> can someone explain to me why deflation right now is a bad thing?
Basically, inflation is bad... but deflation is deadly. Simplifying things a bit, when deflation is rampant, the best investment you can make is to sell everything you own, then hide your money in a safe. The problem is, money hidden in a safe is money that's not moving around and fueling the economy. Stir in wholesale deleveraging, where every dollar hidden in a safe ultimately translates into tens or hundreds of dollars removed from the larger economy, and it's not hard to see why sustained deflation causes an economy to implode and self-destruct.

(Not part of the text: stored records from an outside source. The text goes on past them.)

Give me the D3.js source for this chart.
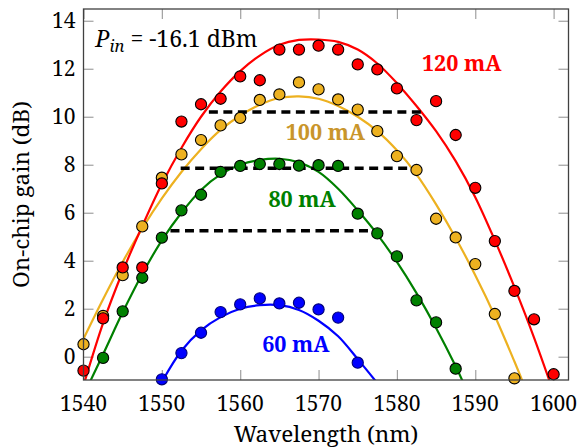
<!DOCTYPE html>
<html>
<head>
<meta charset="utf-8">
<script src="https://cdn.jsdelivr.net/npm/d3@7/dist/d3.min.js"></script>
<style>
body { margin: 0; background: #fff; }
</style>
</head>
<body>
<div id="chart"></div>
<script>
// measured points (wavelength nm, gain dB)
var wl120 = [1540, 1542.5, 1545, 1547.5, 1550, 1552.5, 1555, 1557.5, 1560, 1562.5, 1565, 1567.5, 1570,
             1572.5, 1575, 1577.5, 1580, 1582.5, 1585, 1587.5, 1590, 1592.5, 1595, 1597.5, 1600];
var gain120 = [-0.58, 1.6, 3.72, 3.72, 7.22, 9.8, 10.52, 10.75, 11.68, 11.52, 12.8, 12.8, 12.96,
               12.8, 12.18, 11.97, 11.18, 9.86, 10.65, 9.24, 7.04, 4.82, 2.74, 1.56, -0.73];
var wl100 = [1540, 1542.5, 1545, 1547.5, 1550, 1552.5, 1555, 1557.5, 1560, 1562.5, 1565, 1567.5, 1570,
             1572.5, 1575, 1577.5, 1580, 1582.5, 1585, 1587.5, 1590, 1592.5, 1595];
var gain100 = [0.52, 1.7, 3.4, 5.43, 7.46, 8.43, 9.03, 9.64, 9.95, 10.7, 10.93, 11.43, 11.14,
               10.72, 10.3, 9.4, 8.36, 7.78, 5.75, 4.97, 3.86, 1.78, -0.9];
var wl80 = [1542.5, 1545, 1547.5, 1550, 1552.5, 1555, 1557.5, 1560, 1562.5, 1565, 1567.5, 1570,
            1572.5, 1575, 1577.5, 1580, 1582.5, 1585, 1587.5];
var gain80 = [-0.05, 1.89, 3.29, 4.96, 6.1, 6.75, 7.7, 7.95, 8.03, 8.03, 7.96, 7.98,
              7.95, 5.96, 5.14, 4.18, 2.35, 1.43, -0.5];
var wl60 = [1550, 1552.5, 1555, 1557.5, 1560, 1562.5, 1565, 1567.5, 1570, 1572.5, 1575];
var gain60 = [-0.94, 0.15, 1.0, 1.86, 2.18, 2.43, 2.22, 2.25, 1.97, 1.63, -0.25];

// fitted curves
var fitWl120 = [1540, 1542.5, 1545, 1547.5, 1550, 1552.5, 1555, 1557.5, 1560, 1562.5, 1565, 1567.5, 1570,
                1572.5, 1575, 1577.5, 1580, 1582.5, 1585, 1587.5, 1590, 1592.5, 1595, 1597.5, 1600];
var fit120 = [-1.2, 1.4, 3.55, 5.45, 7.2, 8.7, 10.0, 11.05, 11.9, 12.55, 13.0, 13.2, 13.22,
              13.12, 12.8, 12.22, 11.4, 10.45, 9.4, 8.15, 6.65, 4.85, 2.9, 0.8, -1.5];
var fitWl100 = [1540, 1542.5, 1545, 1547.5, 1550, 1552.5, 1555, 1557.5, 1560, 1562.5, 1565, 1567.5, 1570,
                1572.5, 1575, 1577.5, 1580, 1582.5, 1585, 1587.5, 1590, 1592.5, 1595, 1596];
var fit100 = [0.75, 2.4, 3.95, 5.35, 6.6, 7.7, 8.65, 9.45, 10.05, 10.5, 10.78, 10.85, 10.75,
              10.45, 10.0, 9.4, 8.6, 7.6, 6.35, 4.95, 3.4, 1.7, -0.2, -1.0];
var fitWl80 = [1540.6, 1542.5, 1545, 1547.5, 1550, 1552.5, 1555, 1557.5, 1560, 1562.5, 1565, 1567.5, 1570,
               1572.5, 1575, 1577.5, 1580, 1582.5, 1585, 1587.5, 1588.5];
var fit80 = [-1.2, 0.1, 1.85, 3.45, 4.85, 6.0, 6.95, 7.6, 8.0, 8.2, 8.25, 8.1, 7.7,
             7.0, 6.1, 5.1, 3.95, 2.65, 1.2, -0.4, -1.1];
var fitWl60 = [1550, 1552.5, 1555, 1557.5, 1560, 1562.5, 1565, 1567.5, 1570, 1572.5, 1575, 1577.5];
var fit60 = [-1.05, 0.25, 1.1, 1.65, 2.0, 2.15, 2.15, 1.95, 1.5, 0.85, -0.1, -1.1];

// 3-dB bandwidth markers
var bandGain = [10.2, 7.85, 5.25];
var bandStart = [1556, 1552.4, 1551.1];
var bandEnd = [1583.4, 1581.9, 1576.6];

var seriesNames = ["60 mA", "80 mA", "100 mA", "120 mA"];
var xTicks = [1540, 1550, 1560, 1570, 1580, 1590, 1600];
var yTicks = [0, 2, 4, 6, 8, 10, 12, 14];

var FONT = "'Noto Serif'";

var gain_chart = {
    width: 577,
    height: 448,
    view: 0,
    initialize: function() {
        var self = this;
        self.view = d3.select("#chart").append("svg")
            .attr("width", self.width)
            .attr("height", self.height);
        self.draw();
    },

    draw: function() {
        var self = this;
        var left = 83.5, right = 568.5, top = 9, bottom = 380;
        var x = d3.scaleLinear().domain([1540, 1601.9]).range([left, right]);
        var y = d3.scaleLinear().domain([-0.97, 14.49]).range([bottom, top]);

        var lineColor = ["#0000ff", "#008000", "#edb120", "#ff0000"];
        var textColor = ["#0000ff", "#008000", "#c9952b", "#ff0000"];
        var series = [
            {wl: wl60, g: gain60, fwl: fitWl60, fg: fit60},
            {wl: wl80, g: gain80, fwl: fitWl80, fg: fit80},
            {wl: wl100, g: gain100, fwl: fitWl100, fg: fit100},
            {wl: wl120, g: gain120, fwl: fitWl120, fg: fit120}
        ];

        self.view.append("clipPath").attr("id", "plotclip")
            .append("rect")
            .attr("x", left).attr("y", top)
            .attr("width", right - left).attr("height", bottom - top);

        // ticks, all four sides, pointing inward
        var tickLen = 10;
        var axes = self.view.append("g");
        axes.append("g").attr("transform", "translate(0," + bottom + ")")
            .call(d3.axisBottom(x).tickValues(xTicks).tickSize(-tickLen).tickFormat(""));
        axes.append("g").attr("transform", "translate(0," + top + ")")
            .call(d3.axisTop(x).tickValues(xTicks).tickSize(-tickLen).tickFormat(""));
        axes.append("g").attr("transform", "translate(" + left + ",0)")
            .call(d3.axisLeft(y).tickValues(yTicks).tickSize(-tickLen).tickFormat(""));
        axes.append("g").attr("transform", "translate(" + right + ",0)")
            .call(d3.axisRight(y).tickValues(yTicks).tickSize(-tickLen).tickFormat(""));
        axes.selectAll(".domain").remove();
        axes.selectAll(".tick line").attr("stroke", "#a0a0a0").attr("stroke-width", 1.2);

        var plot = self.view.append("g").attr("clip-path", "url(#plotclip)");

        // fit curves
        var line = d3.line()
            .x(function(d) { return x(d[0]); })
            .y(function(d) { return y(d[1]); })
            .curve(d3.curveCatmullRom.alpha(0.5));
        series.forEach(function(s, i) {
            plot.append("path")
                .datum(d3.zip(s.fwl, s.fg))
                .attr("d", line)
                .attr("fill", "none")
                .attr("stroke", lineColor[i])
                .attr("stroke-width", 2.2);
        });

        // 3 dB bandwidth lines
        plot.append("g").selectAll("line")
            .data(d3.zip(bandGain, bandStart, bandEnd))
            .enter().append("line")
            .attr("x1", function(d) { return x(d[1]); })
            .attr("x2", function(d) { return x(d[2]); })
            .attr("y1", function(d) { return y(d[0]); })
            .attr("y2", function(d) { return y(d[0]); })
            .attr("stroke", "#000")
            .attr("stroke-width", 3.5)
            .attr("stroke-dasharray", "9,5.5");

        // measured points
        series.forEach(function(s, i) {
            self.view.append("g").selectAll("circle")
                .data(d3.zip(s.wl, s.g))
                .enter().append("circle")
                .attr("cx", function(d) { return x(d[0]); })
                .attr("cy", function(d) { return y(d[1]); })
                .attr("r", 5.6)
                .attr("fill", lineColor[i])
                .attr("stroke", i == 0 ? "#00007a" : "#000")
                .attr("stroke-width", 1.1);
        });

        // frame
        self.view.append("rect")
            .attr("x", left).attr("y", top)
            .attr("width", right - left).attr("height", bottom - top)
            .attr("fill", "none")
            .attr("stroke", "#404040")
            .attr("stroke-width", 1.3);

        // tick labels
        self.view.append("g").selectAll("text")
            .data(xTicks).enter().append("text")
            .attr("x", function(d) { return x(d); })
            .attr("y", 411)
            .attr("text-anchor", "middle")
            .style("font-family", FONT)
            .attr("font-size", 21)
            .text(function(d) { return d; });
        self.view.append("g").selectAll("text")
            .data(yTicks).enter().append("text")
            .attr("x", left - 8)
            .attr("y", function(d) { return y(d) + 7.5; })
            .attr("text-anchor", "end")
            .style("font-family", FONT)
            .attr("font-size", 21)
            .text(function(d) { return d; });

        // axis titles
        self.view.append("text")
            .attr("x", (left + right) / 2)
            .attr("y", 442)
            .attr("text-anchor", "middle")
            .style("font-family", FONT)
            .attr("font-size", 22.5)
            .text("Wavelength (nm)");
        self.view.append("text")
            .attr("transform", "translate(29," + ((top + bottom) / 2) + ") rotate(-90)")
            .attr("text-anchor", "middle")
            .style("font-family", FONT)
            .attr("font-size", 22.5)
            .text("On-chip gain (dB)");

        // series labels
        var labelWl = [1562.8, 1563.6, 1565.8, 1583.2];
        var labelGain = [0.2, 6.24, 9.03, 11.9];
        self.view.append("g").selectAll("text")
            .data(seriesNames).enter().append("text")
            .attr("x", function(d, i) { return x(labelWl[i]); })
            .attr("y", function(d, i) { return y(labelGain[i]); })
            .style("font-family", FONT)
            .attr("font-size", 21.5)
            .attr("font-weight", "bold")
            .attr("fill", function(d, i) { return textColor[i]; })
            .text(function(d) { return d; });

        // input power note
        var note = self.view.append("text")
            .attr("x", x(1541.5))
            .attr("y", y(12.9))
            .style("font-family", FONT)
            .attr("font-size", 23);
        note.append("tspan").attr("font-style", "italic").text("P");
        note.append("tspan").attr("font-style", "italic").attr("font-size", 16.5)
            .attr("dy", 5).text("in");
        note.append("tspan").attr("dy", -5).text(" = -16.1 dBm");
    }
};

gain_chart.initialize();
</script>
</body>
</html>
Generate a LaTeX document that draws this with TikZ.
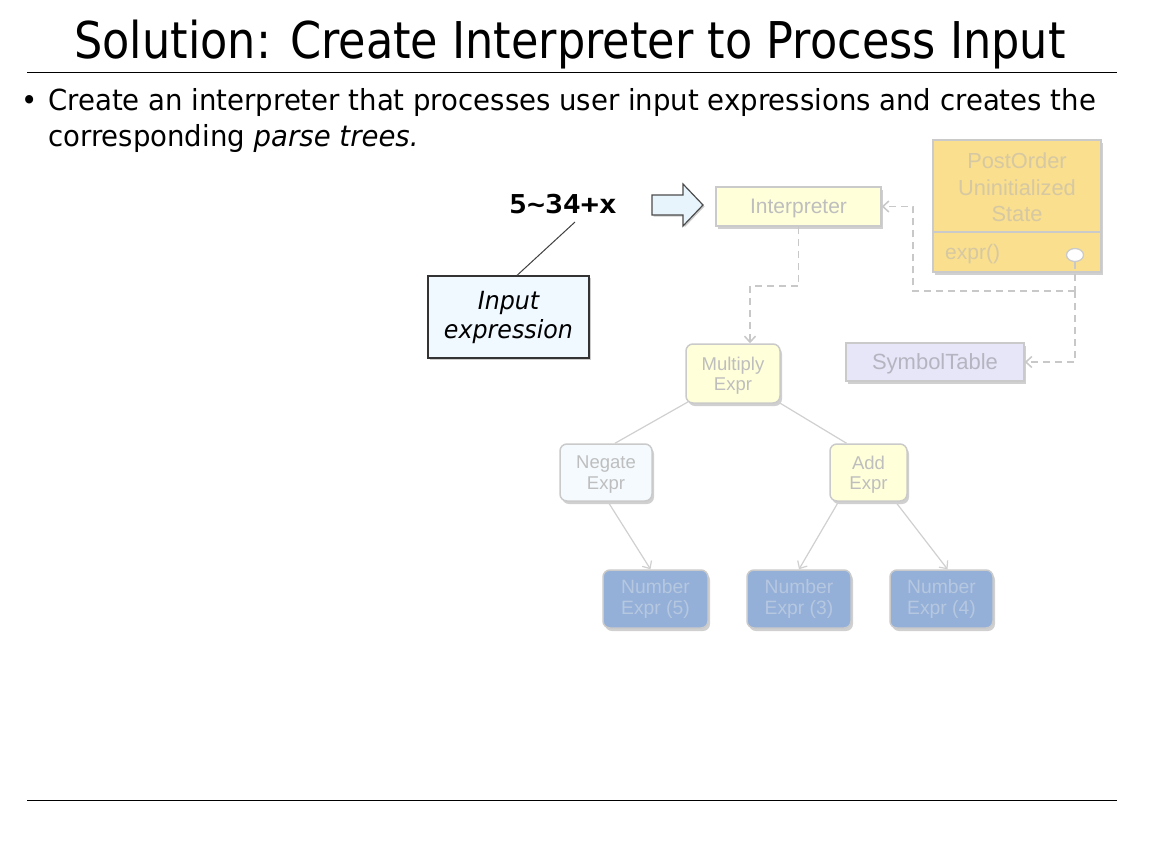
\documentclass[tikz,border=0pt]{standalone}
\usepackage{fontspec}
\setmainfont{DejaVu Sans}[FakeStretch=0.88]
\newfontfamily\bodyf{DejaVu Sans}[FakeStretch=0.95]
\newfontfamily\arialf{Liberation Sans}
\newfontfamily\monof{DejaVu Sans Mono}[FakeStretch=1.15]
\usetikzlibrary{shapes.geometric,shadows,arrows.meta}
\definecolor{boxborder}{HTML}{CACACA}
\definecolor{boxtext}{HTML}{BEBEBE}
\definecolor{yfill}{HTML}{FFFFDA}
\definecolor{negfill}{HTML}{F4FAFE}
\definecolor{numfill}{HTML}{94B0D8}
\definecolor{numtext}{HTML}{B6C7E0}
\definecolor{postfill}{HTML}{F9DF8E}
\definecolor{posttext}{HTML}{D6C8A2}
\definecolor{symfill}{HTML}{E6E6F8}
\definecolor{inpfill}{HTML}{F0F9FF}
\definecolor{arrfill}{HTML}{E8F4FC}
\definecolor{linegrey}{HTML}{C8C8C8}
\newcommand{\lowertext}[1]{\raisebox{-2pt}[\height][\depth]{#1}}
\tikzset{
  box/.style={draw=boxborder, line width=1.5pt, fill=#1, text=boxtext, align=center,
    font=\arialf\fontsize{21}{24}\selectfont,
    drop shadow={shadow xshift=2pt, shadow yshift=-3pt, opacity=0.3, fill=black!60}},
  rbox/.style={box=#1, rounded corners=7pt, font=\arialf\fontsize{18.5}{20.5}\selectfont},
  numbox/.style={rbox=numfill, text=numtext, minimum height=58, font=\arialf\fontsize{19.3}{21}\selectfont},
  dsh/.style={draw=linegrey, line width=1.5pt, dash pattern=on 7pt off 5pt},
  treeline/.style={draw=linegrey!85, line width=1.2pt},
  tip/.style={-{Straight Barb[length=6pt,width=11pt]}},
  bodytext/.style={anchor=base west, font=\bodyf\fontsize{29}{34}\selectfont, inner sep=0pt},
}
\begin{document}
\begin{tikzpicture}[x=1pt,y=-1pt]
\useasboundingbox (0,0) rectangle (1168,844);
\fill[white] (0,0) rectangle (1168,844);
% title and rules
\node[anchor=base, font=\fontsize{50.7}{60}\selectfont] (title) at (570,58) {Solution: Create Interpreter to Process Input};
\draw[line width=1pt] (27,72) -- (1117,72);
\draw[line width=1pt] (27,800) -- (1117,800);
% bullet
\node[bodytext] (bul) at (21,110) {\textbullet};
\node[bodytext] (l1) at (48,110) {Create an interpreter that processes user input expressions and creates the};
\node[bodytext] (l2) at (48,146) {corresponding \textit{parse trees.}};
% input expression
\node[font=\monof\bfseries\fontsize{26}{30}\selectfont, inner sep=0pt] (expr) at (563,204) {5\symbol{"7E}34+x};
\node[draw=black!80, line width=1.2pt, fill=inpfill, minimum width=161, minimum height=82, align=center,
  font=\bodyf\itshape\fontsize{25}{29}\selectfont,
  drop shadow={shadow xshift=2pt, shadow yshift=-2pt, opacity=0.2, fill=black}] (input) at (508.5,317) {Input\\expression};
\coordinate (calloutend) at (575,222);
\draw[line width=1pt, black!75] (input.north) ++(8.5,0) -- (calloutend);
% hollow arrow
\draw[draw=black!70, line width=1.2pt, fill=arrfill, line join=miter,
  drop shadow={shadow xshift=1.5pt, shadow yshift=-1.5pt, opacity=0.2, fill=black}]
  (652,195) -- (683,195) -- (683,184) -- (703,205) -- (683,226) -- (683,215) -- (652,215) -- cycle;
% main boxes
\node[box=yfill, minimum width=165, minimum height=39] (interp) at (798.5,206.5) {\lowertext{Interpreter}};
\node[box=postfill, minimum width=168, minimum height=132, text=posttext] (post) at (1017,206) {};
\node[text=posttext, align=center, font=\arialf\fontsize{21.8}{26.5}\selectfont] (posttitle) at (1017,187.5) {PostOrder\\Uninitialized\\State};
\draw[boxborder, line width=1.5pt] (post.west |- 0,232) -- (post.east |- 0,232);
\node[anchor=west, text=posttext, font=\arialf\fontsize{21}{24}\selectfont, inner sep=0pt] (exprm) at (945,254) {expr()};
\node[draw=boxborder, line width=1.3pt, fill=white, ellipse, minimum width=17, minimum height=13, inner sep=0pt] (circ) at (1075,255) {};
\node[box=symfill, minimum width=178, minimum height=38, text=boxtext!95!blue, font=\arialf\fontsize{22}{24}\selectfont] (sym) at (935,362) {\lowertext{SymbolTable}};
% tree nodes
\node[rbox=yfill, minimum width=94, minimum height=59] (mult) at (733,373.5) {\lowertext{Multiply}\\\lowertext{Expr}};
\node[rbox=negfill, minimum width=92, minimum height=57] (neg) at (606,472.5) {\lowertext{Negate}\\\lowertext{Expr}};
\node[rbox=yfill, minimum width=77, minimum height=57] (add) at (868.5,472.5) {\lowertext{Add}\\\lowertext{Expr}};
\node[numbox, minimum width=105] (num5) at (655.5,599) {Number\\Expr (5)};
\node[numbox, minimum width=104] (num3) at (799,599) {Number\\Expr (3)};
\node[numbox, minimum width=103] (num4) at (941.5,599) {Number\\Expr (4)};
% dashed connectors
\draw[dsh, tip] (interp.south) -- ++(0,59) -| ([xshift=17pt]mult.north);
\coordinate (junc) at (circ.south |- 0,291);
\draw[dsh] (circ.south) -- (junc);
\draw[dsh, tip] (junc) -| ([xshift=31pt]interp.east) -- (interp.east);
\draw[dsh, tip] (junc) |- (sym.east);
% tree connectors
\draw[treeline] (mult.south west) ++(3,-2) -- ([xshift=9pt]neg.north);
\draw[treeline] (mult.south east) ++(-3,-2) -- ([xshift=-22pt]add.north);
\draw[treeline, tip] ([xshift=2pt]neg.south) -- ([xshift=-5pt]num5.north);
\draw[treeline, tip] ([xshift=-30pt]add.south) -- (num3.north);
\draw[treeline, tip] ([xshift=27pt]add.south) -- ([xshift=6pt]num4.north);
\end{tikzpicture}
\end{document}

Deflation is deadly in other ways, too. If consumers get used to prices endlessly falling, they'll start to defer big purchases with the expectation that they'll be cheaper next month. Stores cut way back on products, because it's too dangerous to keep items in stock. Items that are genuinely good end up failing commercially because products that suck cost 10% as much. Think about the frustration you feel when you go to McDonalds ready to buy a Big Mac meal, then discover that double cheeseburgers are on sale for 29c. You really want a Big Mac, but you can't bring yourself to pay $2.99 for one because you don't want one THAT badly. When that phenomenon spreads to the economy as a whole, it poisons the entire retail ecosystem and ensures that the only products that survive are those leading the race to be the worst and cheapest.
What about industries where falling prices ARE the norm (computers, cell phones, etc)? Think about it... prices per unit of power have plummeted, but overall total system prices have either fallen slightly, or INCREASED. In 1999, I paid $200 for my first cell phone. It made voice calls. In 2008, I paid $299 for my current cell phone... it has a faster CPU, more ram, and more persistent storage than the laptop I bought 4 years ago. In 2004, I spent around $700 buying a motherboard, Athlon64/X2-4800, 2 gigs of RAM, and a 250mb hard drive. Last month, I spent around $800 buying a new motherboard, a core2quad Q9400, 8 gigs of ram, a 250gb 10krpm Velociraptor, and a 1.5TB 7200rpm hard drive. Way more value, but each PC ultimately represents a more expensive total purchase.